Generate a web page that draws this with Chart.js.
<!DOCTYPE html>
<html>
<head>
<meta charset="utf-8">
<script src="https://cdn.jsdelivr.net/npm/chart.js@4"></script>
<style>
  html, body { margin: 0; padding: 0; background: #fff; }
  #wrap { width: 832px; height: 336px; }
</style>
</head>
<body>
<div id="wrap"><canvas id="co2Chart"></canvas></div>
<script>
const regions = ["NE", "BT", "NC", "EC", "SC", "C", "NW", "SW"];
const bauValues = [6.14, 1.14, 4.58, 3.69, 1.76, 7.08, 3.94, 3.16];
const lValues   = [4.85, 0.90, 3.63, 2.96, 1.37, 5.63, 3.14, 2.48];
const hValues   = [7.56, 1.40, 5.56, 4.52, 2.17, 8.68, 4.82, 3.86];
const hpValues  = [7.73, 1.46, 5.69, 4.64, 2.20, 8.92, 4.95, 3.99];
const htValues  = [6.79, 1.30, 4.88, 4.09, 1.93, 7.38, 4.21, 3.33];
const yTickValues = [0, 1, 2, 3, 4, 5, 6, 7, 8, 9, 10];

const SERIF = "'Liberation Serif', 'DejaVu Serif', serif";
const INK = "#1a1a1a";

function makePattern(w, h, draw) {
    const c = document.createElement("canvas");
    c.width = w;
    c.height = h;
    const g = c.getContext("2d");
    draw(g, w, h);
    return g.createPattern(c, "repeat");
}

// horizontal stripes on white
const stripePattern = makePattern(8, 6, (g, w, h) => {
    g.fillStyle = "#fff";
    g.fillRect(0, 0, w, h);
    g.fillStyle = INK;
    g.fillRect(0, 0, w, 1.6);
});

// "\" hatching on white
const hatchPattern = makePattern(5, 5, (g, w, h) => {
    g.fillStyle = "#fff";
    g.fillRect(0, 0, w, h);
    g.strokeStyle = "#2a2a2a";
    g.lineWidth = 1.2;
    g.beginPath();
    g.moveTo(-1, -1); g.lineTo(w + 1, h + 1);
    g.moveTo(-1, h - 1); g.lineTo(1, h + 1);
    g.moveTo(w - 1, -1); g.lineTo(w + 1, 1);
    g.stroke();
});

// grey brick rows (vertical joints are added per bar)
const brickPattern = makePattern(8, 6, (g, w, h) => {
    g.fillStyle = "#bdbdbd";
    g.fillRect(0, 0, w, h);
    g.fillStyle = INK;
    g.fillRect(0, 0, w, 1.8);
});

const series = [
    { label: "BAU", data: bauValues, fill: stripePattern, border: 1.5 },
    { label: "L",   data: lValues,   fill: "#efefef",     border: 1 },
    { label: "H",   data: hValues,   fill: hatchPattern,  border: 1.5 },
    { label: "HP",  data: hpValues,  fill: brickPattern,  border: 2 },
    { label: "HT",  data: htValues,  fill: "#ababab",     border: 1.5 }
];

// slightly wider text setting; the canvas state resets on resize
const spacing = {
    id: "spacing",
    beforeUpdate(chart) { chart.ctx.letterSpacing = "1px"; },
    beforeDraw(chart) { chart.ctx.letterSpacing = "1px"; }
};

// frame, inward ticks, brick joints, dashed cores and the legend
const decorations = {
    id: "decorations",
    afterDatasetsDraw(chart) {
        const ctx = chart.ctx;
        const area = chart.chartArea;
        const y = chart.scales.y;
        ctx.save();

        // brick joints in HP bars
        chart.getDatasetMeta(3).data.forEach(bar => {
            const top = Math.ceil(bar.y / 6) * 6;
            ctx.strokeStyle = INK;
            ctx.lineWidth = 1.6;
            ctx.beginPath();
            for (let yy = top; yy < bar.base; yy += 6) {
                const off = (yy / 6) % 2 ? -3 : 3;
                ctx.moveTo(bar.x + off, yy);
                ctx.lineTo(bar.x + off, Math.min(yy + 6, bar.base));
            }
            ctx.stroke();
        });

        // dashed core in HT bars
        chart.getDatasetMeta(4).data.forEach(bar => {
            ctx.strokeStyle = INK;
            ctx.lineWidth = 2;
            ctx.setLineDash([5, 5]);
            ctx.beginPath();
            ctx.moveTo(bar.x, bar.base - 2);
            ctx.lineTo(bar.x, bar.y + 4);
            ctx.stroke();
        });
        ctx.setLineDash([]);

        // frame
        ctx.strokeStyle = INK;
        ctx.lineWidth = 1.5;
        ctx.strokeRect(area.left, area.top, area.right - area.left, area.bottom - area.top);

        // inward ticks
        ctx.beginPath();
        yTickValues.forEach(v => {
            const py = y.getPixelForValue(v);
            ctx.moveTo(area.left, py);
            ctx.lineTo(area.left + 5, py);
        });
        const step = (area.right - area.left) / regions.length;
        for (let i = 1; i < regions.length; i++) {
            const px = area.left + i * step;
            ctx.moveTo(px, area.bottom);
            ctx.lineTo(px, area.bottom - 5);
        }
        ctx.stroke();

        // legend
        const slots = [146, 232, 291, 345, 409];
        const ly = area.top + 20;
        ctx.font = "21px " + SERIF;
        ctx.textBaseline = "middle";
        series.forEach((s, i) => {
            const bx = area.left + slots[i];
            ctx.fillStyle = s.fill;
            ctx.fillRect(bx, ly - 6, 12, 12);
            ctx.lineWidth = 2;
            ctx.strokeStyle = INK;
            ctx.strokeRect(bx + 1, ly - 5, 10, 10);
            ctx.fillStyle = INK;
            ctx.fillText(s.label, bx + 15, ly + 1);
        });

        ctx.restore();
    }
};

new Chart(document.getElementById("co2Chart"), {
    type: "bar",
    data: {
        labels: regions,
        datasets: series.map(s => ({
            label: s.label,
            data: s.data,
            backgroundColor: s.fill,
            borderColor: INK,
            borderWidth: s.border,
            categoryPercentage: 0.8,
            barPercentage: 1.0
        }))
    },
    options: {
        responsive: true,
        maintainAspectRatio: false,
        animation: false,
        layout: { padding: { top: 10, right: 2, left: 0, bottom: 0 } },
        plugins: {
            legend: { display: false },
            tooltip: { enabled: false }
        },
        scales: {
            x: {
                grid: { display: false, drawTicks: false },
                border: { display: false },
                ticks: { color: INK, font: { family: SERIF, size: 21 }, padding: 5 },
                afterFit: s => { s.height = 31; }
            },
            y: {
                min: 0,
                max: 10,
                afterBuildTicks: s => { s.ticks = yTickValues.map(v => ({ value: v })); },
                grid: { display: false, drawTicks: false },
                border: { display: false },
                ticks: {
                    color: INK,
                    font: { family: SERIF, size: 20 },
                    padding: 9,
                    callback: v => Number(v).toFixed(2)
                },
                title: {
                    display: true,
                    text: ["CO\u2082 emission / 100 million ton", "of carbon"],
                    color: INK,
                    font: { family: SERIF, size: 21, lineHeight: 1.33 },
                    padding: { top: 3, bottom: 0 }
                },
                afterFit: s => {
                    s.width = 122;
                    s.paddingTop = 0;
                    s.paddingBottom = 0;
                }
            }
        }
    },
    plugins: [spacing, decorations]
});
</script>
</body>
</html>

————————

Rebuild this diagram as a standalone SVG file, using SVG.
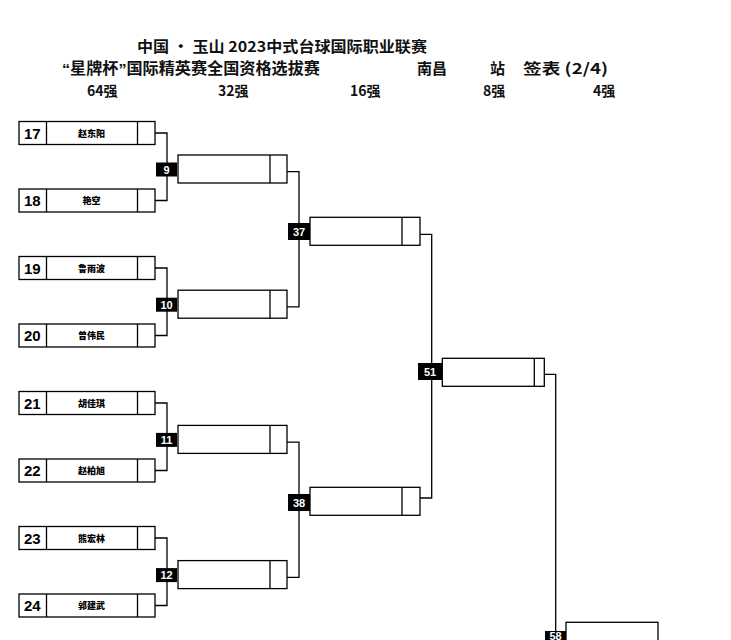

————————

→ Work instructions:
Count every line above that holds the string "this" and give the total, nothing more.

→ Exercise answer:
2